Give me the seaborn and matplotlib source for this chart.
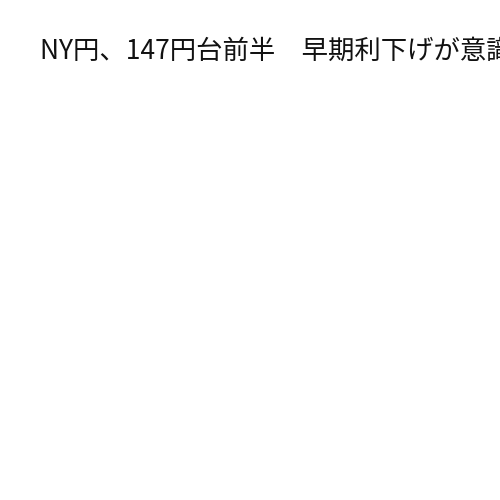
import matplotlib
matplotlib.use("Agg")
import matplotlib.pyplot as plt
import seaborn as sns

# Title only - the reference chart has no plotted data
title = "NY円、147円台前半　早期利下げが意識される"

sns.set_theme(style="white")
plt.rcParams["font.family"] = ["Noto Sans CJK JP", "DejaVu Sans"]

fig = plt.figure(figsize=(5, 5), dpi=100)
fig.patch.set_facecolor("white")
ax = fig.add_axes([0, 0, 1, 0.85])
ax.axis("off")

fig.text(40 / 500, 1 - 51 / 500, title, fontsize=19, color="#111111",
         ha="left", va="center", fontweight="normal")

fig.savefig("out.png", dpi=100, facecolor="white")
□ □ □ □ □ □ □
## GOAL OF THE EXERCISE
Repeat the data exactly, without the pictures.

## RESPONSE TO THE TASK
Give me the seaborn and matplotlib source for this chart.
import matplotlib
matplotlib.use("Agg")
import matplotlib.pyplot as plt
import seaborn as sns

# Title only - the reference chart has no plotted data
title = "NY円、147円台前半　早期利下げが意識される"

sns.set_theme(style="white")
plt.rcParams["font.family"] = ["Noto Sans CJK JP", "DejaVu Sans"]

fig = plt.figure(figsize=(5, 5), dpi=100)
fig.patch.set_facecolor("white")
ax = fig.add_axes([0, 0, 1, 0.85])
ax.axis("off")

fig.text(40 / 500, 1 - 51 / 500, title, fontsize=19, color="#111111",
         ha="left", va="center", fontweight="normal")

fig.savefig("out.png", dpi=100, facecolor="white")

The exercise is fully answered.